ALBUQUERQUE (KRQE) - Beaten, broken, starved and even shot – in the last two weeks six dogs have been taken to Animal Humane in New Mexico all victims of serious neglect and abuse.
Banzai, the dog, can be found limping getting use to having just three legs to walk on. He was found in McKinley County a week ago with shot pellets in his front leg which had to be amputated.
There's also Timid Angus, who was found in Valencia County two weeks ago. He was shot in the eye with a BB gun.
Honest Abe's previous owner didn't get him treatment for an injury, so when he was brought over from Sandoval County, his leg had to be amputated.
The list goes on.
"That's a lot of dogs and it's a reality we're too familiar with. We don't want to become accustomed to seeing dogs come in from rural areas that have been abused. You know, it shouldn't be commonplace," Dawn Glass with Animal Humane tells KRQE News 13.
Although unfortunately, Glass says these types of situations have become all too routine.
Recently New Mexico was ranked as one of the top five states for animal abusers, because of lax penalties. However, two proposed bill could change that.
"We see dogs and cats that are victims of abuse and neglect and it's not just from rural areas. We see them within the city too. That's why it's important to get these state laws passed," Glass says.
Senate Bill 83 makes any first offense of cruelty to animals - that causes death or great harm - a fourth degree felony.
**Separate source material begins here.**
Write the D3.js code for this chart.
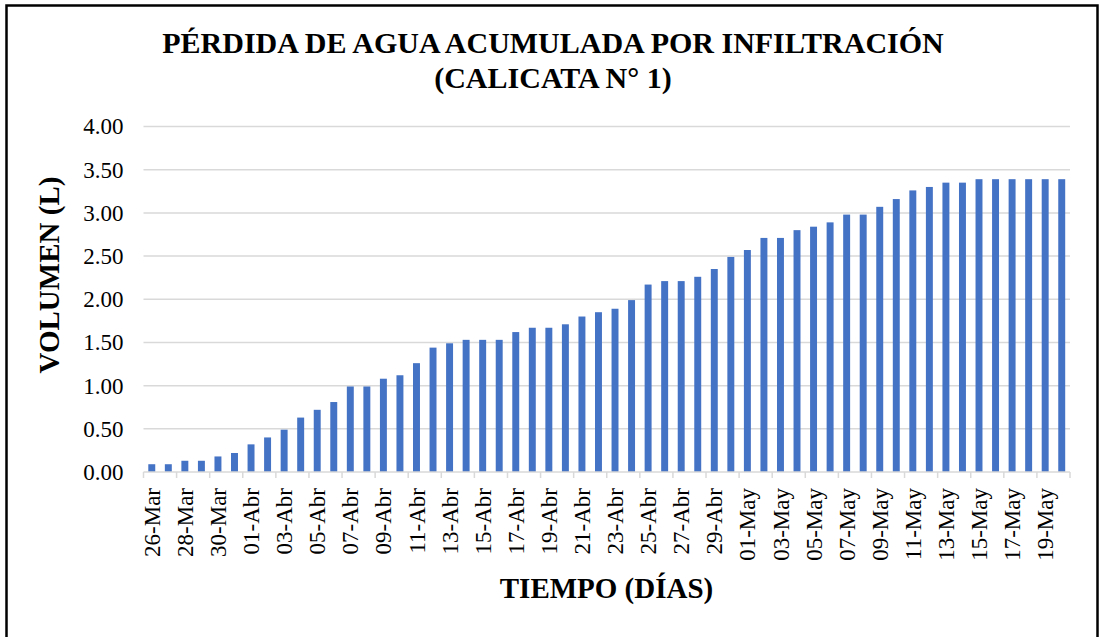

Senate Bill 155 will expand the definition of extreme cruelty to include intentionally starving an animal – which will also make that a fourth degree felony.
Glass says these two bills could help deter abusers and keep animals safe.
"It spans all animals so it's important for these cruelty laws to pass for animals of all walks of life," Glass said.
Both anti-cruelty bills have to pass the Senate Judiciary Committee.